By presenting this change in circumstance from Moiraine’s perspective, it not only effectively makes her smaller, it also really heightens the growing sense of big-ness that the Emond’s Field folk have. Seeing them through Moiraine’s powerless and frustrated eyes helps the reader to see them in the way that the average person in their world likely sees them.
One particular thing driving the sense of Moiraine’s smallness in this chapter is the fact that she seems to need to be dragged into seeing how clever Rand is. She feels petulant, almost. When she is forced to admit that Rand has been clever, it feels like a payoff for us as the Reader, for having had to deal with her book and a half long struggle to assert control over him. That struggle is not likely over but this felt like a pretty decisive win for Rand – even if he was unaware of the fact that it happened.

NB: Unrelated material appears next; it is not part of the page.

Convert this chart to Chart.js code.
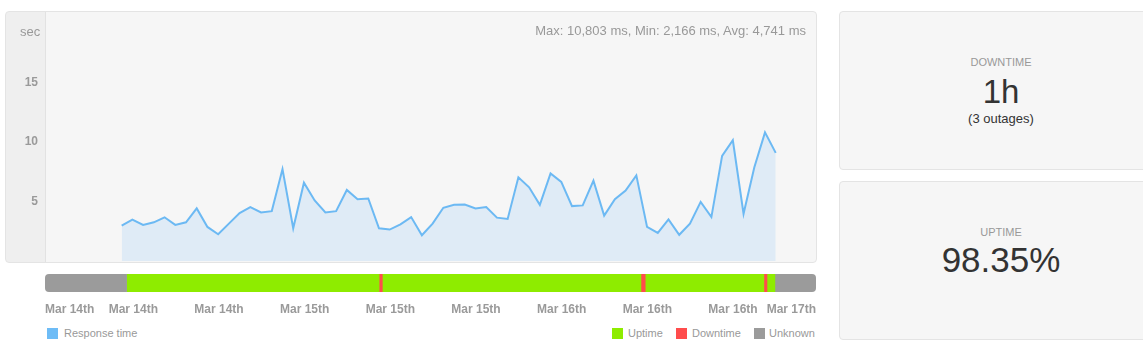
<!DOCTYPE html>
<html>
<head>
<meta charset="utf-8">
<script src="https://cdn.jsdelivr.net/npm/chart.js@4.4.1/dist/chart.umd.min.js"></script>
<style>
  body { margin: 0; width: 1143px; height: 347px; overflow: hidden; background: #fff; position: relative;
         font-family: "Liberation Sans", Arial, sans-serif; }
  .abs { position: absolute; }
  .panel { position: absolute; box-sizing: border-box; border: 1px solid #e4e4e4; border-radius: 4px; background: #f6f6f6; }
  #chart-panel { left: 5px; top: 11px; width: 812px; height: 252px;
                 background: linear-gradient(to right, #efefef 39px, #e2e2e2 39px, #e2e2e2 40px, #f6f6f6 40px); }
  #response-canvas { position: absolute; left: 5px; top: 11px; }
  #status-canvas { position: absolute; left: 45px; top: 274px; }
  .grey { color: #999; }
  .swatch { position: absolute; width: 11px; height: 11px; }
  .legend-text { position: absolute; font-size: 11px; line-height: 14px; color: #999; white-space: nowrap; }
  .box-title { position: absolute; left: 0; width: 100%; text-align: center; font-size: 11px; line-height: 16px; color: #999; }
  .box-value { position: absolute; left: 0; width: 100%; text-align: center; color: #333; white-space: nowrap; }
</style>
</head>
<body>

<div class="panel" id="chart-panel"></div>
<canvas id="response-canvas" width="812" height="252"></canvas>
<div class="abs grey" style="left:20px; top:24px; font-size:13px; line-height:16px;">sec</div>
<div class="abs grey" style="left:480px; top:23px; width:326px; text-align:right; font-size:13px; line-height:16px;">Max: 10,803 ms, Min: 2,166 ms, Avg: 4,741 ms</div>

<canvas id="status-canvas" width="771" height="41"></canvas>

<div class="swatch" style="left:47px; top:328px; background:#6ebcf6;"></div>
<div class="legend-text" style="left:64px; top:326px;">Response time</div>
<div class="swatch" style="left:612px; top:328px; background:#8eec00;"></div>
<div class="legend-text" style="left:628px; top:326px;">Uptime</div>
<div class="swatch" style="left:676px; top:328px; background:#ff4c4c;"></div>
<div class="legend-text" style="left:692px; top:326px;">Downtime</div>
<div class="swatch" style="left:754px; top:328px; background:#9b9b9b;"></div>
<div class="legend-text" style="left:769px; top:326px;">Unknown</div>

<div class="panel" style="left:839px; top:11px; width:324px; height:159px;">
  <div class="box-title" style="top:42px;">DOWNTIME</div>
  <div class="box-value" style="top:60px; font-size:33px; line-height:40px;">1h</div>
  <div class="box-value" style="top:99px; font-size:13px; line-height:16px;">(3 outages)</div>
</div>
<div class="panel" style="left:839px; top:181px; width:324px; height:159px;">
  <div class="box-title" style="top:42px;">UPTIME</div>
  <div class="box-value" style="top:58px; font-size:35px; line-height:40px;">98.35%</div>
</div>

<script>
'use strict'

// response time, one sample per hour (seconds)
let firstHour = 7.15;
let responseSec = [2.97, 3.47, 3.03, 3.25, 3.67, 3.03, 3.25, 4.42, 2.86, 2.25,
  3.14, 4.03, 4.53, 4.08, 4.19, 7.72, 2.75, 6.58, 5.08, 4.08,
  4.19, 5.97, 5.19, 5.25, 2.75, 2.64, 3.08, 3.69, 2.166, 3.14,
  4.47, 4.72, 4.75, 4.42, 4.53, 3.64, 3.53, 7.03, 6.19, 4.72,
  7.36, 6.64, 4.61, 4.67, 6.75, 3.81, 5.19, 5.92, 7.19, 2.86,
  2.36, 3.5, 2.2, 3.14, 4.97, 3.69, 8.83, 10.14, 3.97, 7.86,
  10.803, 9.08];
let yTickValues = [5, 10, 15];

// status bar segments (hours since Mar 14th 00:00)
let segStatus = ['Unknown', 'Uptime', 'Downtime', 'Uptime', 'Downtime', 'Uptime', 'Downtime', 'Uptime', 'Unknown'];
let segEnds = [7.62, 31.2, 31.5, 55.65, 56.05, 67.13, 67.42, 68.16, 72];
let tickHours = [0, 8.25, 16.25, 24.25, 32.25, 40.25, 48.25, 56.25, 64.25, 72];
let tickLabels = ['Mar 14th', 'Mar 14th', 'Mar 14th', 'Mar 15th', 'Mar 15th', 'Mar 15th',
  'Mar 16th', 'Mar 16th', 'Mar 16th', 'Mar 17th'];

let statusColors = { Uptime: '#8eec00', Downtime: '#ff4c4c', Unknown: '#9b9b9b' };
let totalHours = 72;

let points = [];
for (let i = 0; i < responseSec.length; i++) {
  points.push({ x: firstHour + i, y: responseSec[i] });
}

let responseChart = new Chart(document.getElementById('response-canvas').getContext('2d'), {
  type: 'line',
  data: {
    datasets: [{
      label: 'Response time',
      data: points,
      borderColor: '#6cb9f3',
      borderWidth: 2,
      backgroundColor: '#dfebf6',
      fill: 'origin',
      pointRadius: 0,
      tension: 0,
    }],
  },
  options: {
    responsive: false,
    animation: false,
    layout: { padding: { top: 0, bottom: 2, left: 0, right: 0 } },
    plugins: { legend: { display: false }, tooltip: { enabled: false } },
    scales: {
      x: { type: 'linear', min: 0, max: totalHours, display: false },
      y: {
        min: 0,
        max: 21,
        afterFit: function (axis) {
          axis.width = 40;
          axis.paddingTop = 0;
          axis.paddingBottom = 0;
        },
        afterBuildTicks: function (axis) {
          axis.ticks = yTickValues.map(v => ({ value: v }));
        },
        grid: { display: false, drawTicks: false },
        border: { display: false },
        ticks: {
          padding: 7,
          color: '#9a9a9a',
          font: { family: '"Liberation Sans", Arial, sans-serif', size: 12, weight: 'bold' },
        },
      },
    },
  },
});

// clip the status bar to a rounded rectangle
let roundBar = {
  id: 'roundBar',
  beforeDatasetsDraw(chart) {
    let a = chart.chartArea;
    let ctx = chart.ctx;
    ctx.save();
    ctx.beginPath();
    ctx.roundRect(a.left, a.top, a.right - a.left, a.bottom - a.top, 4);
    ctx.clip();
  },
  afterDatasetsDraw(chart) {
    chart.ctx.restore();
  },
};

let segDatasets = [];
let segStart = 0;
for (let i = 0; i < segStatus.length; i++) {
  segDatasets.push({
    label: segStatus[i],
    data: [[segStart, segEnds[i]]],
    backgroundColor: statusColors[segStatus[i]],
    borderWidth: 0,
    grouped: false,
    barPercentage: 1,
    categoryPercentage: 1,
  });
  segStart = segEnds[i];
}

let statusChart = new Chart(document.getElementById('status-canvas').getContext('2d'), {
  type: 'bar',
  data: { labels: ['status'], datasets: segDatasets },
  plugins: [roundBar],
  options: {
    indexAxis: 'y',
    responsive: false,
    animation: false,
    layout: { padding: 0 },
    plugins: { legend: { display: false }, tooltip: { enabled: false } },
    scales: {
      y: { display: false },
      x: {
        type: 'linear',
        min: 0,
        max: totalHours,
        afterFit: function (axis) {
          axis.height = 23;
          axis.paddingLeft = 0;
          axis.paddingRight = 0;
        },
        afterBuildTicks: function (axis) {
          axis.ticks = tickHours.map(v => ({ value: v }));
        },
        grid: { display: false, drawTicks: false },
        border: { display: false },
        ticks: {
          align: 'inner',
          autoSkip: false,
          maxRotation: 0,
          padding: 10,
          color: '#9a9a9a',
          font: { family: '"Liberation Sans", Arial, sans-serif', size: 12, weight: 'bold' },
          callback: function (value, index) { return tickLabels[index]; },
        },
      },
    },
  },
});
</script>
</body>
</html>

It is worth pointing out that Moiraine’s reasons for trying to control Rand and the others are not bad reasons. Rand and the others really do know little of the world. Rand seems to be showing some early signs of madness at times. Yet the Emond’s Field Five seem almost to do what they want, and things just work out for them, like they are gods and goddesses among men and women. Rand in some ways now seems to know more of the world than she does, despite his inexperience, because he is himself the focal point of the world.
The visual imagery of this chapter is a lot of fun, between Rand holding court, his arrogant tone with the High Lords, the gong/earthquake. I hope that the TV series includes the little finger wag Rand does in this chapter warning others not to try taking the sword.
All in all, this is a great chapter and we are now FINALLY leaving the Stone of Tear.